Requirements:
Note how many lines in the entries contain the string "source", then give that number and nothing else.

+---+

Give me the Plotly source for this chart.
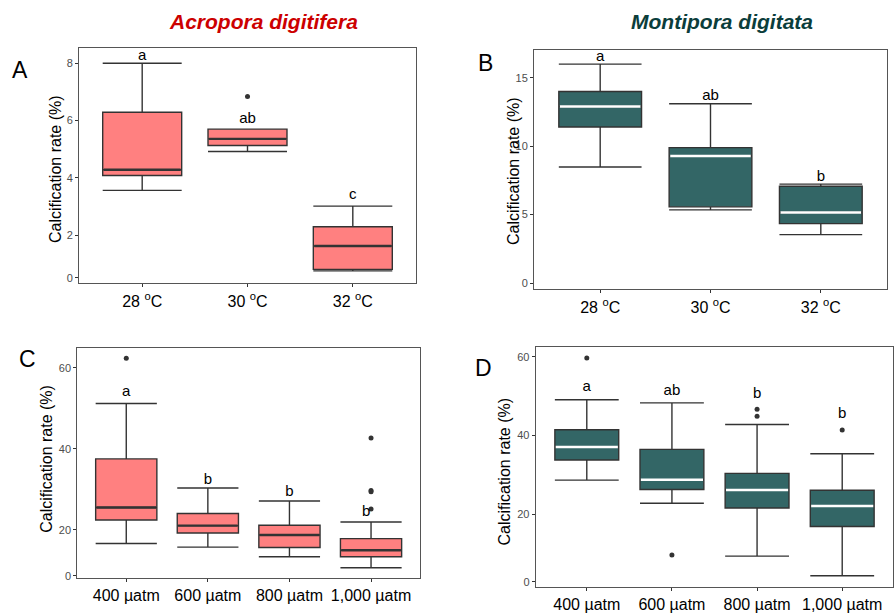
import plotly.graph_objects as go

# ---------------- data ----------------
temp_labels = ["28 <sup>o</sup>C", "30 <sup>o</sup>C", "32 <sup>o</sup>C"]
co2_labels = ["400 µatm", "600 µatm", "800 µatm", "1,000 µatm"]

# Panel A - Acropora digitifera, temperature
A_low = [3.56, 4.92, 0.75]
A_q1 = [4.08, 5.13, 0.80]
A_med = [4.28, 5.36, 1.62]
A_q3 = [6.29, 5.70, 2.29]
A_high = [8.00, 5.70, 3.01]
A_out_x = [1]
A_out_y = [6.84]
A_letters = ["a", "ab", "c"]
A_letter_y = [8.26, 6.06, 3.38]

# Panel B - Montipora digitata, temperature
B_low = [8.48, 5.35, 3.54]
B_q1 = [11.4, 5.57, 4.34]
B_med = [12.9, 9.28, 5.16]
B_q3 = [14.0, 9.90, 7.08]
B_high = [16.0, 13.1, 7.23]
B_out_x = []
B_out_y = []
B_letters = ["a", "ab", "b"]
B_letter_y = [16.5, 13.66, 7.73]

# Panel C - Acropora digitifera, pCO2
C_low = [16.6, 15.7, 13.3, 10.6]
C_q1 = [22.4, 19.2, 15.6, 13.3]
C_med = [25.5, 21.0, 18.7, 14.9]
C_q3 = [37.5, 24.0, 21.1, 17.8]
C_high = [51.2, 30.3, 27.1, 21.9]
C_out_x = [0, 3, 3, 3, 3]
C_out_y = [62.4, 42.7, 29.7, 29.4, 25.1]
C_letters = ["a", "b", "b", "b"]
C_letter_y = [54.0, 32.3, 29.2, 24.3]
C_letter_dx = [0, 0, 0, -0.06]

# Panel D - Montipora digitata, pCO2
D_low = [28.7, 22.8, 9.4, 4.4]
D_q1 = [33.8, 26.3, 21.6, 16.9]
D_med = [37.1, 28.8, 26.2, 22.1]
D_q3 = [41.5, 36.5, 30.4, 26.1]
D_high = [49.1, 48.3, 42.8, 35.4]
D_out_x = [0, 1, 2, 2, 3]
D_out_y = [59.7, 9.7, 46.7, 44.9, 41.4]
D_letters = ["a", "ab", "b", "b"]
D_letter_y = [52.2, 51.3, 50.4, 45.4]

# y tick labels (as printed in the figure)
A_ticks = [0.51, 2, 4, 6, 8]
B_ticks = [0, 5, 10, 15]
C_ticks = [8.6, 20, 40, 60]
D_ticks = [2.9, 20, 40, 60]
A_ticktext = ["0", "2", "4", "6", "8"]
B_ticktext = ["0", "5", "10", "15"]
C_ticktext = ["0", "20", "40", "60"]
D_ticktext = ["0", "20", "40", "60"]

# ---------------- style ----------------
SALMON = "#FF8080"
TEAL = "#336666"
DARK = "#333333"
FONT = "Liberation Sans, Arial, sans-serif"
BOXW = 0.75

fig = go.Figure()

panels = [
    dict(ax="", low=A_low, q1=A_q1, med=A_med, q3=A_q3, high=A_high, ox=A_out_x, oy=A_out_y,
         letters=A_letters, ly=A_letter_y, ldx=[0, 0, 0], fill=SALMON, medc=DARK, n=3),
    dict(ax="2", low=B_low, q1=B_q1, med=B_med, q3=B_q3, high=B_high, ox=B_out_x, oy=B_out_y,
         letters=B_letters, ly=B_letter_y, ldx=[0, 0, 0], fill=TEAL, medc="white", n=3),
    dict(ax="3", low=C_low, q1=C_q1, med=C_med, q3=C_q3, high=C_high, ox=C_out_x, oy=C_out_y,
         letters=C_letters, ly=C_letter_y, ldx=C_letter_dx, fill=SALMON, medc=DARK, n=4),
    dict(ax="4", low=D_low, q1=D_q1, med=D_med, q3=D_q3, high=D_high, ox=D_out_x, oy=D_out_y,
         letters=D_letters, ly=D_letter_y, ldx=[0, 0, 0, 0], fill=TEAL, medc="white", n=4),
]

for p in panels:
    xa = "x" + p["ax"]
    ya = "y" + p["ax"]
    xs = list(range(p["n"]))
    fig.add_trace(go.Box(
        x=xs, q1=p["q1"], median=p["med"], q3=p["q3"],
        lowerfence=p["low"], upperfence=p["high"],
        width=BOXW, whiskerwidth=1, boxpoints=False,
        fillcolor=p["fill"], line=dict(color=DARK, width=1.4),
        xaxis=xa, yaxis=ya, showlegend=False, hoverinfo="skip",
    ))
    # median segments
    mx, my = [], []
    for i, m in enumerate(p["med"]):
        mx += [i - BOXW / 2 + 0.01, i + BOXW / 2 - 0.01, None]
        my += [m, m, None]
    fig.add_trace(go.Scatter(x=mx, y=my, mode="lines",
                             line=dict(color=p["medc"], width=2.4),
                             xaxis=xa, yaxis=ya, showlegend=False, hoverinfo="skip"))
    # outliers
    if p["ox"]:
        fig.add_trace(go.Scatter(x=p["ox"], y=p["oy"], mode="markers",
                                 marker=dict(color=DARK, size=5),
                                 xaxis=xa, yaxis=ya, showlegend=False, hoverinfo="skip"))
    # letters
    fig.add_trace(go.Scatter(x=[i + d for i, d in zip(xs, p["ldx"])], y=p["ly"],
                             mode="text", text=p["letters"],
                             textfont=dict(family=FONT, size=15, color="black"),
                             textposition="middle center",
                             xaxis=xa, yaxis=ya, showlegend=False, hoverinfo="skip"))

W, H = 896, 613


def dom_x(a, b):
    return [a / W, b / W]


def dom_y(top, bottom):
    return [1 - bottom / H, 1 - top / H]


def xax(domain, anchor, labels):
    n = len(labels)
    return dict(domain=domain, anchor=anchor, range=[-0.6, n - 1 + 0.6],
                tickvals=list(range(n)), ticktext=labels,
                tickfont=dict(family=FONT, size=16, color="black"),
                ticks="outside", ticklen=3, tickcolor=DARK,
                showline=True, linecolor="#555555", linewidth=1, mirror=True,
                showgrid=False, zeroline=False, fixedrange=True)


def yax(domain, anchor, rng, tv, tt):
    return dict(domain=domain, anchor=anchor, range=rng,
                tickvals=tv, ticktext=tt,
                tickfont=dict(family=FONT, size=11, color="#4d4d4d"),
                ticks="outside", ticklen=3, tickcolor=DARK,
                showline=True, linecolor="#555555", linewidth=1, mirror=True,
                showgrid=False, zeroline=False, fixedrange=True)


fig.update_layout(
    width=W, height=H,
    margin=dict(l=0, r=0, t=0, b=0),
    paper_bgcolor="white", plot_bgcolor="white",
    font=dict(family=FONT),
    xaxis=xax(dom_x(79, 416), "y", temp_labels),
    yaxis=yax(dom_y(49, 286.7), "x", [0.31, 8.52], A_ticks, A_ticktext),
    xaxis2=xax(dom_x(534, 887), "y2", temp_labels),
    yaxis2=yax(dom_y(51, 292.7), "x2", [-0.46, 17.0], B_ticks, B_ticktext),
    xaxis3=xax(dom_x(77.3, 420), "y3", co2_labels),
    yaxis3=yax(dom_y(351.7, 584.3), "x3", [8.15, 65.0], C_ticks, C_ticktext),
    xaxis4=xax(dom_x(535.7, 893.3), "y4", co2_labels),
    yaxis4=yax(dom_y(351, 593.3), "x4", [1.67, 62.5], D_ticks, D_ticktext),
)

annots = [
    dict(text="<b><i>Acropora digitifera</i></b>", x=263 / W, y=1 - 22 / H,
         font=dict(family=FONT, size=21, color="#CC0000")),
    dict(text="<b><i>Montipora digitata</i></b>", x=722 / W, y=1 - 22 / H,
         font=dict(family=FONT, size=21, color="#0B3D3B")),
    dict(text="A", x=20 / W, y=1 - 71 / H, font=dict(family=FONT, size=23, color="black")),
    dict(text="B", x=485 / W, y=1 - 64 / H, font=dict(family=FONT, size=23, color="black")),
    dict(text="C", x=27 / W, y=1 - 363 / H, font=dict(family=FONT, size=23, color="black")),
    dict(text="D", x=483 / W, y=1 - 372 / H, font=dict(family=FONT, size=23, color="black")),
    dict(text="Calcification rate (%)", x=55 / W, y=1 - 171 / H, textangle=-90,
         font=dict(family=FONT, size=16, color="black")),
    dict(text="Calcification rate (%)", x=513 / W, y=1 - 173 / H, textangle=-90,
         font=dict(family=FONT, size=16, color="black")),
    dict(text="Calcification rate (%)", x=47 / W, y=1 - 464 / H, textangle=-90,
         font=dict(family=FONT, size=16, color="black")),
    dict(text="Calcification rate (%)", x=505 / W, y=1 - 477 / H, textangle=-90,
         font=dict(family=FONT, size=16, color="black")),
]
for a in annots:
    a.update(xref="paper", yref="paper", xanchor="center", yanchor="middle", showarrow=False)
fig.update_layout(annotations=annots)

fig.write_html("out.html")
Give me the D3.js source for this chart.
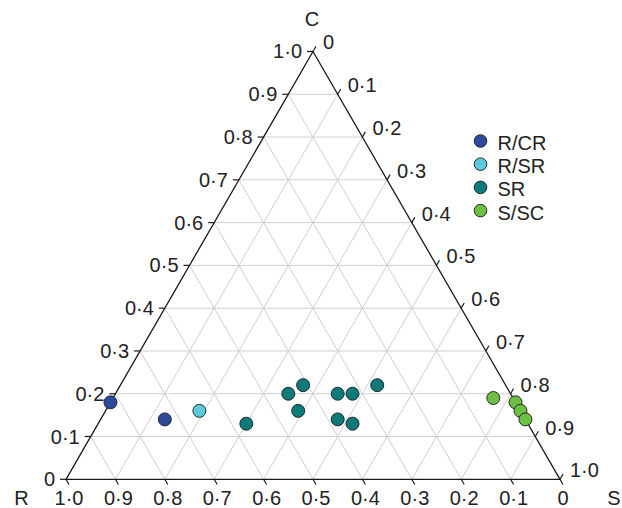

+---+

Reply to the task:
2